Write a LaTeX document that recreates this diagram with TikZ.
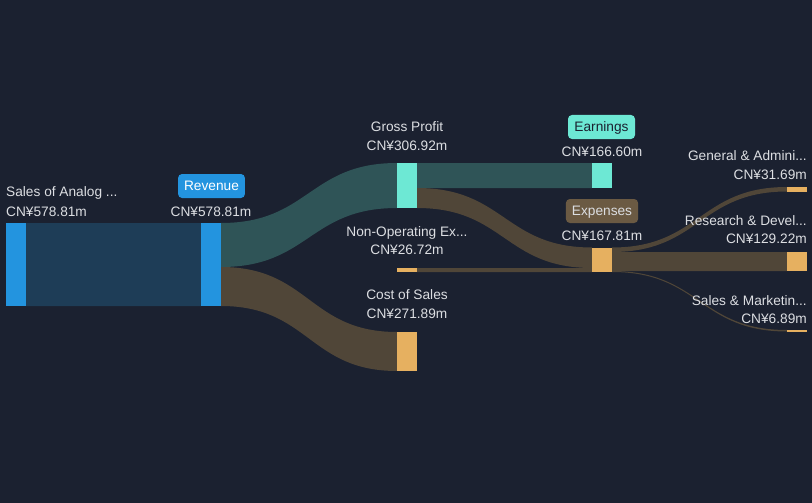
\documentclass[tikz,border=0pt]{standalone}
\usepackage{fontspec}
\setmainfont{Liberation Sans}
\definecolor{bg}{HTML}{1B2130}
\definecolor{blue}{HTML}{2394DF}
\definecolor{bluelink}{HTML}{1E3D57}
\definecolor{teal}{HTML}{6DE8D4}
\definecolor{teallink}{HTML}{2F5457}
\definecolor{orange}{HTML}{E6B060}
\definecolor{brownlink}{HTML}{504638}
\definecolor{exppill}{HTML}{6B5A43}
\definecolor{txt}{HTML}{DCDEE2}
\newcommand{\sklink}[7]{%
  \fill[#7] (#1,#2) .. controls ({(#1+#4)/2},#2) and ({(#1+#4)/2},#5) .. (#4,#5)
    -- (#4,#6) .. controls ({(#1+#4)/2},#6) and ({(#1+#4)/2},#3) .. (#1,#3) -- cycle;}
\begin{document}
\begin{tikzpicture}[x=1pt,y=-1pt,
  lbl/.style={font=\fontsize{13.7}{14}\selectfont, text=txt, inner sep=0pt, text height=9.8pt, text depth=0pt},
  pill/.style={lbl, rounded corners=4pt, minimum height=24pt, inner xsep=6pt},
  bar/.style={inner sep=0pt, anchor=north west}]
\fill[bg] (0,0) rectangle (812,503);
\useasboundingbox (0,0) rectangle (812,503);
% links
\sklink{26}{223}{306}{201}{223}{306}{bluelink}
\sklink{221}{223}{267}{397}{163}{208}{teallink}
\sklink{221}{267}{306}{397}{332}{371}{brownlink}
\sklink{417}{163}{188}{592}{163}{188}{teallink}
\sklink{417}{188}{208}{592}{247.5}{268}{brownlink}
\sklink{417}{268}{272}{592}{268}{272}{brownlink}
\sklink{612}{247.5}{252}{787}{187}{191.5}{brownlink}
\sklink{612}{252}{271}{787}{252}{271}{brownlink}
\sklink{612}{271}{272}{787}{330}{331.5}{brownlink}
% bars
\fill[blue] (6,223) rectangle (26,306) coordinate (sales);
\fill[blue] (201,223) rectangle (221,306) coordinate (rev);
\fill[teal] (397,163) rectangle (417,208) coordinate (gp);
\fill[orange] (397,268) rectangle (417,272) coordinate (nonop);
\fill[orange] (397,332) rectangle (417,371) coordinate (cos);
\fill[teal] (592,163) rectangle (612,188) coordinate (earn);
\fill[orange] (592,247.5) rectangle (612,272) coordinate (exp);
\fill[orange] (787,187) rectangle (807,191.5) coordinate (ga);
\fill[orange] (787,252) rectangle (807,271) coordinate (rd);
\fill[orange] (787,330) rectangle (807,331.5) coordinate (sm);
% labels
\node[lbl, anchor=west] (salesT) at (6,192) {Sales of Analog ...};
\node[lbl, anchor=west] (salesV) at (6,212) {CN¥578.81m};
\node[pill, fill=blue, text=white, minimum width=65pt] (revP) at (211.5,186) {Revenue};
\node[lbl] (revV) at (211,212) {CN¥578.81m};
\node[lbl] (gpT) at (407,127) {Gross Profit};
\node[lbl] (gpV) at (407,146) {CN¥306.92m};
\node[pill, fill=teal, text=bg, minimum width=67pt] (earnP) at (601.5,127) {Earnings};
\node[lbl] (earnV) at (602,152) {CN¥166.60m};
\node[pill, fill=exppill, minimum width=70pt] (expP) at (602,211) {Expenses};
\node[lbl] (expV) at (602,236) {CN¥167.81m};
\node[lbl] (nonopT) at (407,231.5) {Non-Operating Ex...};
\node[lbl] (nonopV) at (407,250) {CN¥26.72m};
\node[lbl] (cosT) at (407,295) {Cost of Sales};
\node[lbl] (cosV) at (407,314) {CN¥271.89m};
\node[lbl, anchor=east] (gaT) at (807,156) {General \& Admini...};
\node[lbl, anchor=east] (gaV) at (807,175) {CN¥31.69m};
\node[lbl, anchor=east] (rdT) at (807,221) {Research \& Devel...};
\node[lbl, anchor=east] (rdV) at (807,239) {CN¥129.22m};
\node[lbl, anchor=east] (smT) at (807,300.5) {Sales \& Marketin...};
\node[lbl, anchor=east] (smV) at (807,319) {CN¥6.89m};
\end{tikzpicture}
\end{document}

* Problem details: Reproduce each line exactly as it appears, omitting the pictures.

* Task solution:
Write a LaTeX document that recreates this diagram with TikZ.
\documentclass[tikz,border=0pt]{standalone}
\usepackage{fontspec}
\setmainfont{Liberation Sans}
\definecolor{bg}{HTML}{1B2130}
\definecolor{blue}{HTML}{2394DF}
\definecolor{bluelink}{HTML}{1E3D57}
\definecolor{teal}{HTML}{6DE8D4}
\definecolor{teallink}{HTML}{2F5457}
\definecolor{orange}{HTML}{E6B060}
\definecolor{brownlink}{HTML}{504638}
\definecolor{exppill}{HTML}{6B5A43}
\definecolor{txt}{HTML}{DCDEE2}
\newcommand{\sklink}[7]{%
  \fill[#7] (#1,#2) .. controls ({(#1+#4)/2},#2) and ({(#1+#4)/2},#5) .. (#4,#5)
    -- (#4,#6) .. controls ({(#1+#4)/2},#6) and ({(#1+#4)/2},#3) .. (#1,#3) -- cycle;}
\begin{document}
\begin{tikzpicture}[x=1pt,y=-1pt,
  lbl/.style={font=\fontsize{13.7}{14}\selectfont, text=txt, inner sep=0pt, text height=9.8pt, text depth=0pt},
  pill/.style={lbl, rounded corners=4pt, minimum height=24pt, inner xsep=6pt},
  bar/.style={inner sep=0pt, anchor=north west}]
\fill[bg] (0,0) rectangle (812,503);
\useasboundingbox (0,0) rectangle (812,503);
% links
\sklink{26}{223}{306}{201}{223}{306}{bluelink}
\sklink{221}{223}{267}{397}{163}{208}{teallink}
\sklink{221}{267}{306}{397}{332}{371}{brownlink}
\sklink{417}{163}{188}{592}{163}{188}{teallink}
\sklink{417}{188}{208}{592}{247.5}{268}{brownlink}
\sklink{417}{268}{272}{592}{268}{272}{brownlink}
\sklink{612}{247.5}{252}{787}{187}{191.5}{brownlink}
\sklink{612}{252}{271}{787}{252}{271}{brownlink}
\sklink{612}{271}{272}{787}{330}{331.5}{brownlink}
% bars
\fill[blue] (6,223) rectangle (26,306) coordinate (sales);
\fill[blue] (201,223) rectangle (221,306) coordinate (rev);
\fill[teal] (397,163) rectangle (417,208) coordinate (gp);
\fill[orange] (397,268) rectangle (417,272) coordinate (nonop);
\fill[orange] (397,332) rectangle (417,371) coordinate (cos);
\fill[teal] (592,163) rectangle (612,188) coordinate (earn);
\fill[orange] (592,247.5) rectangle (612,272) coordinate (exp);
\fill[orange] (787,187) rectangle (807,191.5) coordinate (ga);
\fill[orange] (787,252) rectangle (807,271) coordinate (rd);
\fill[orange] (787,330) rectangle (807,331.5) coordinate (sm);
% labels
\node[lbl, anchor=west] (salesT) at (6,192) {Sales of Analog ...};
\node[lbl, anchor=west] (salesV) at (6,212) {CN¥578.81m};
\node[pill, fill=blue, text=white, minimum width=65pt] (revP) at (211.5,186) {Revenue};
\node[lbl] (revV) at (211,212) {CN¥578.81m};
\node[lbl] (gpT) at (407,127) {Gross Profit};
\node[lbl] (gpV) at (407,146) {CN¥306.92m};
\node[pill, fill=teal, text=bg, minimum width=67pt] (earnP) at (601.5,127) {Earnings};
\node[lbl] (earnV) at (602,152) {CN¥166.60m};
\node[pill, fill=exppill, minimum width=70pt] (expP) at (602,211) {Expenses};
\node[lbl] (expV) at (602,236) {CN¥167.81m};
\node[lbl] (nonopT) at (407,231.5) {Non-Operating Ex...};
\node[lbl] (nonopV) at (407,250) {CN¥26.72m};
\node[lbl] (cosT) at (407,295) {Cost of Sales};
\node[lbl] (cosV) at (407,314) {CN¥271.89m};
\node[lbl, anchor=east] (gaT) at (807,156) {General \& Admini...};
\node[lbl, anchor=east] (gaV) at (807,175) {CN¥31.69m};
\node[lbl, anchor=east] (rdT) at (807,221) {Research \& Devel...};
\node[lbl, anchor=east] (rdV) at (807,239) {CN¥129.22m};
\node[lbl, anchor=east] (smT) at (807,300.5) {Sales \& Marketin...};
\node[lbl, anchor=east] (smV) at (807,319) {CN¥6.89m};
\end{tikzpicture}
\end{document}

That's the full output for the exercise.